A vida de artista é assim mesmo: ainda ontem à noite Yann Tiersen estava a atuar em Marselha e hoje, às 18h, já estava a subir ao palco do Coliseu de Lisboa para mais um concerto. Trouxe consigo o seu último disco, editado no fim de setembro, “EUSA”, um trabalho que é uma homenagem à ilha onde vive, Ouessant, na Bretanha – ‘Eusa’ em Bretão. Aliás, mais do que uma homenagem: uma espécie de cartografia sonora da terra que elegeu como casa há cerca de 15 anos.
Este é também o seu primeiro disco exclusivamente ao piano. Tratam-se de dez composições a que Tiersen deu o nome de localidades da ilha intercaladas por recolhas sonoras ambientais de Ouessant. Não foi de estranhar que o palco do Coliseu dos Recreios estivesse despido, sem grandes aparatos cénicos: um piano de cauda (essencial, pois então); um gravador fita para trazer até Lisboa a memória sensorial da terra do músico; um candelabro de luz laranja, e mais dois ou três focos de luz suave. Na boca do palco, duas pianolas para um segundo momento do concerto.
Vestido de preto, para não se destacar da tonalidade, eis Yann Tiersen. Um dos grandes talentos da música autoral e instrumental francesa, multi-intrumentista, que muita gente aprendeu a adorar por conta da banda sonora do filme “O Fabuloso Destino de Amélie Poulain”, que Jean-Pierre Jeunet realizou há 15 anos. Essa parte ficaria para mais tarde. Primeiro, a novidade que Tiersen tinha para mostrar aos fãs portugueses que lotaram a nobre sala lisboeta a um sábado à tarde.
Pela dedicação que Tiersen tem pela sua terra, percebe-se o conforto que quis criar. Educado, perguntou à plateia se poderia carregar no “play”. “É tudo gravado. Isto até é um piano falso”, disse a brincar, no arranque do fim de tarde. Seria a última coisa que diria, para lá dos habituais e educados agradecimentos às palmas. Fita a rolar e ouve-se o aparente uivo de uma coruja, antes da primeira vez que vai às teclas.

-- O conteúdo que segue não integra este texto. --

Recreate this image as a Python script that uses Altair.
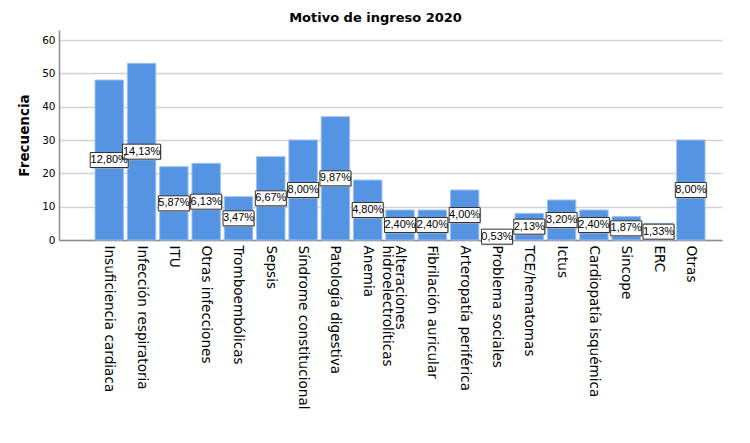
import altair as alt
import pandas as pd

categorias = [
    "Insuficiencia cardiaca", "Infección respiratoria", "ITU", "Otras infecciones",
    "Tromboembólicas", "Sepsis", "Síndrome constitucional", "Patología digestiva",
    "Anemia", "Alteraciones\nhidroelectrolíticas", "Fibrilación auricular",
    "Arteropatía periférica", "Problema sociales", "TCE/hematomas", "Ictus",
    "Cardiopatía isquémica", "Sincope", "ERC", "Otras",
]
frecuencias = [48, 53, 22, 23, 13, 25, 30, 37, 18, 9, 9, 15, 2, 8, 12, 9, 7, 5, 30]
porcentajes = [
    "12,80%", "14,13%", "5,87%", "6,13%", "3,47%", "6,67%", "8,00%", "9,87%",
    "4,80%", "2,40%", "2,40%", "4,00%", "0,53%", "2,13%", "3,20%", "2,40%",
    "1,87%", "1,33%", "8,00%",
]
ticks_y = [0, 10, 20, 30, 40, 50, 60]

df = pd.DataFrame({"cat": categorias, "n": frecuencias, "pct": porcentajes})

x_scale = alt.Scale(paddingInner=0.12, paddingOuter=0.82, align=0.68)
x_axis = alt.Axis(
    title=None, labelAngle=90, labelAlign="left", labelBaseline="middle",
    ticks=False, labelPadding=5, domainColor="#8c8c8c", domainWidth=1.5,
    labelFont="DejaVu Sans", labelFontSize=13.6, labelColor="#000",
    labelExpr="split(datum.label, '\\n')", labelLimit=0, grid=False,
    labelLineHeight=13, labelOverlap=False,
)
y_scale = alt.Scale(domain=[0, 63], nice=False, zero=True)
y_axis = alt.Axis(
    values=ticks_y, labelOverlap=False, title="Frecuencia",
    titleFont="DejaVu Sans", titleFontWeight="bold", titleFontSize=13.5,
    titleColor="#000", titlePadding=10,
    gridColor="#d2d2d2", gridWidth=1.5, domainColor="#8c8c8c", domainWidth=1.5,
    ticks=False, labelPadding=4, labelFont="DejaVu Sans", labelFontSize=10.5,
    labelColor="#000",
)

x_enc = alt.X("cat:N", sort=categorias, scale=x_scale, axis=x_axis)

base = alt.Chart(df)

bars = base.mark_bar(color="#5594E2", stroke="#9dc0ef", strokeWidth=1).encode(
    x=x_enc, y=alt.Y("n:Q", scale=y_scale, axis=y_axis)
)

mid = base.transform_calculate(mid="datum.n / 2", ln="length(datum.pct)")
y_mid = alt.Y("mid:Q", scale=y_scale, axis=y_axis)


def caja(filtro, ancho):
    sombra = mid.transform_filter(filtro).mark_bar(
        width=ancho, fill="#b8b8b8", strokeWidth=0, xOffset=1,
        yOffset=-6.5, y2Offset=8.5,
    ).encode(x=x_enc, y=y_mid, y2="mid:Q")
    blanca = mid.transform_filter(filtro).mark_bar(
        width=ancho, fill="white", stroke="#333333", strokeWidth=1,
        yOffset=-7.5, y2Offset=7.5,
    ).encode(x=x_enc, y=y_mid, y2="mid:Q")
    return sombra, blanca


s_long, b_long = caja("datum.ln > 5", 38)
s_short, b_short = caja("datum.ln <= 5", 31)

texts = mid.mark_text(
    font="Liberation Sans", fontSize=11, color="#000", baseline="middle", align="center"
).encode(x=x_enc, y=y_mid, text="pct:N")

chart = alt.layer(bars, s_long, s_short, b_long, b_short, texts).properties(
    width=663, height=210,
    title=alt.TitleParams(
        "Motivo de ingreso 2020", font="DejaVu Sans", fontSize=13, fontWeight="bold",
        color="#000", anchor="middle", dx=-15, offset=5,
    ),
    autosize=alt.AutoSizeParams(type="none"),
    padding={"left": 51, "top": 22, "right": 20, "bottom": 195},
).configure_view(stroke=None)

chart.save("out.html", embed_options={"renderer": "svg", "actions": False})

Fecha os olhos e deixa-se ir na abertura “Hent I” – traduzindo de bretão para português: “caminho”. Via aberta para o desfile de temas que Tiersen escreveu para tentar espelhar as sensações de um homem numa ilha: “Pern”, “Porz Goret”, “Penn Ar Roch”, “Enez Nein” representadas com latitudes e longitudes sónicas que pretendem descrever a tranquilidade que o compositor aqui encontra. Umas mais sonhadoras e esperançosas, algumas valsas mais ou menos aceleradas que encontram o canto dos pássaros; outras mais circunspectas, graves e dramáticas que acabam por ser pintadas com o barulho de ondas.
Assim foi durante perto de uma hora. Tiersen deu a conhecer a sua mais recente obra antes de puxar pela memória do público e recordar alguns dos seus temas mais clássicos. Levantou-se, pegou num violino que até então estava escondido, abeirando-se e fazendo-o chorar ao microfone. Ajoelhou-se à beira do palco, em dois aparentes pianos de brincar – com um som que faziam parecer que Yann Tiersen é também um mestre na nobre arte de tocar campainhas – e mostrou a sua faceta um pouco mais avant-garde.
Ali esteve mais meia hora a oferecer recordações, entre as quais a muito esperada e inevitável “La Valse d'Amelie”, interpretada em escaleta e ao piano. Sempre sorridente e bem-disposto, saiu e voltou a entrar para um único encore que serviu para terminar com tonalidades mais vanguardistas a carregar forte nas teclas do piano e no arco do violino.